|
It doesn't take a genius to discern a medical
problem when someone is unconscious or bleeding. But in a surprising number
of cases, patients with numerous complaints are actually not ill at all,
and some patients who feel just fine do, in fact, have life-threatening
medical conditions.
The physical exam is the physician's first
tool, the gathering of vital signs its first step. Heart rate, respiratory
rate, blood pressure and temperature: they are called vital signs because
they measure functions vital to life.
But every clinician eventually comes to understand
that another diagnostic tool exists, not taught in any medical school.
You can tell if someone is sick just by looking at their face. This was
the case with a new patient who recently came to my office. Her face spoke
volumes. She had the same terror in her eyes as the man I knew hit by
the train. Her vital signs were stable, but it was obvious even before
the exam that she was dying from something.
Her explanation for her visit was confusing,
and she trembled with anxiety and sobbed intermittently. Eventually, the
details fell into order. She had visited the emergency room a year before,
after a sudden onset of pelvic pain. A ruptured ovarian cyst was found
to be the cause. Other cysts on her ovaries had appeared on the ultrasound
exam. But she had not seen a doctor since. And the pain was getting steadily
worse.
In her heart, she confessed, she knew she
was dying. Her mother had died from cancer a decade earlier. And she was
terrified of the suffering that was to take over her life.

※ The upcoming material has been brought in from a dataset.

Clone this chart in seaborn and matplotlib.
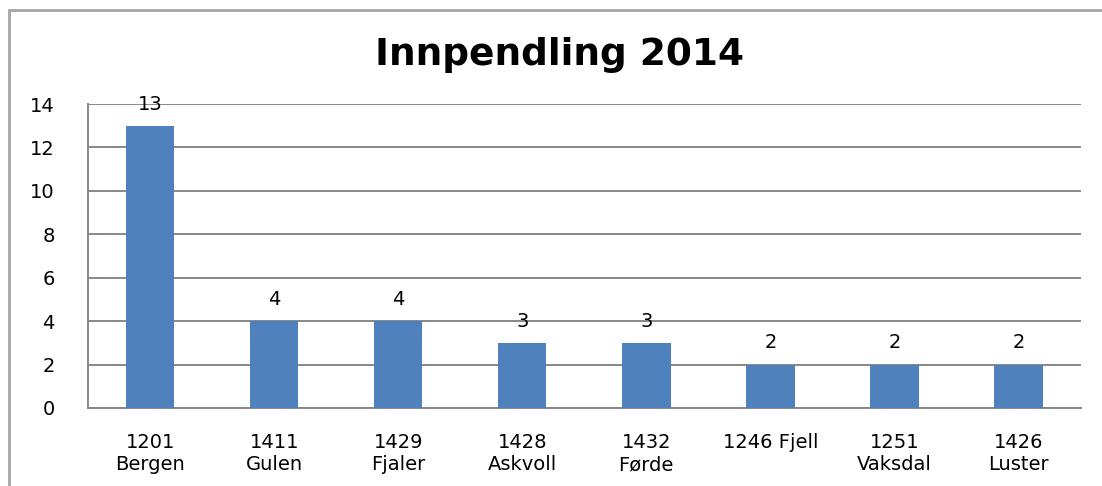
import seaborn as sns
import pandas as pd
import matplotlib.pyplot as plt
from matplotlib.lines import Line2D

kommuner = ['1201\nBergen', '1411\nGulen', '1429\nFjaler', '1428\nAskvoll',
            '1432\nFørde', '1246 Fjell', '1251\nVaksdal', '1426\nLuster']
antall = [13, 4, 4, 3, 3, 2, 2, 2]
yticks = [0, 2, 4, 6, 8, 10, 12, 14]

df = pd.DataFrame({'Kommune': kommuner, 'Antall': antall})

sns.set_style('white')
plt.rcParams['font.family'] = ['DejaVu Sans']
plt.rcParams['text.color'] = 'black'
plt.rcParams['xtick.color'] = 'black'
plt.rcParams['ytick.color'] = 'black'

fig = plt.figure(figsize=(11.02, 4.86), dpi=100)
ax = fig.add_axes([0.0799, 0.1605, 0.9006, 0.6255])

sns.barplot(data=df, x='Kommune', y='Antall', color='#4f81bd', width=0.39,
            saturation=1, linewidth=0, ax=ax, zorder=3)

for i, v in enumerate(antall):
    ax.text(i, v + 1.0, str(v), ha='center', va='center', fontsize=14, zorder=4)

ax.set_ylim(0, 14)
ax.set_xlim(-0.5, len(kommuner) - 0.5)
ax.set_yticks(yticks)
ax.yaxis.grid(True, color='#888888', linewidth=1.4, zorder=0)
ax.set_xlabel('')
ax.set_ylabel('')
ax.tick_params(axis='y', length=0, pad=24, labelsize=14)
ax.tick_params(axis='x', length=0, pad=18, labelsize=14)
for s in ['top', 'right']:
    ax.spines[s].set_visible(False)
for s in ['left', 'bottom']:
    ax.spines[s].set_color('#888888')
    ax.spines[s].set_linewidth(1.4)

fig.text(0.508, 0.887, 'Innpendling 2014', ha='center', va='center',
         fontsize=27, fontweight='bold')

# outer chart frame (cropped)
fig.add_artist(Line2D([0.0082, 1.0], [0.979, 0.979], color='#a6a6a6', linewidth=2))
fig.add_artist(Line2D([0.0082, 0.0082], [0.0, 0.979], color='#a6a6a6', linewidth=2))

plt.savefig('out.png', dpi=100)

Cancer was my first concern, of course. But
the physical exam turned up nothing suspicious. Furthermore, despite her
complaints of severe pain, she showed no tenderness in any specific area.
To confirm that everything was normal, and to put my patient's mind at
ease, I repeated the pelvic ultrasound test. There was no evidence of
cancer, and the cysts on her ovary had completely resolved and disappeared.
Profound relief washed over her face. She
broke down and was unable to speak. I left the exam room to give her some
privacy to sob and absorb her new prognosis. Fifteen minutes later a different
person emerged. Terror and Death had vanished from her eyes, and in their
place shone Life and Hope. She thanked me over and over. I felt awkward.
It was a remarkable transformation, but I had done nothing.
We spoke a while longer. I strongly wanted
to convey something to her that I felt it was crucial for her to understand.
"It's better for your body to die, than for you to be paralyzed just by
the fear of dying," I said. "You need to know that your soul is immortal
- just like mine, just like everyone else's." But my words felt weak,
and her perplexed expression confirmed that my explanation had missed
its target.
As I struggle to become a more skilled healer
and to understand the elusive pathway to health, this patient occupies
my thoughts. Medical science offers no comment about God, or the immortality
of the soul. Its advances have enabled doctors to perform amazing surgeries
and prescribe seemingly miraculous drugs. But as we increasingly rely
on science to prolong our lives and make them more comfortable, the absence
of spiritual commentary is a vacuum that is slowly eroding our faith.
Science tells us only that we are biological
organisms, our life on earth a tumultuous ride with a finite end. Along
the way we encounter pain, illness, the death of ones we love, and in
the end - our own death.
The vital sign that science ignores is Faith.
It is a spiritual vital sign, essential for good health. The healthiest
people I care for are those with strong faith in God, and in their purpose
for being alive. The vernacular and traditions of their different religious
traditions are not as important as the one factor: the insurmountable
presence of their Faith.
At the end of the ride, they see past the
wreckage of their mortal bodies - into the eternal journey of the soul.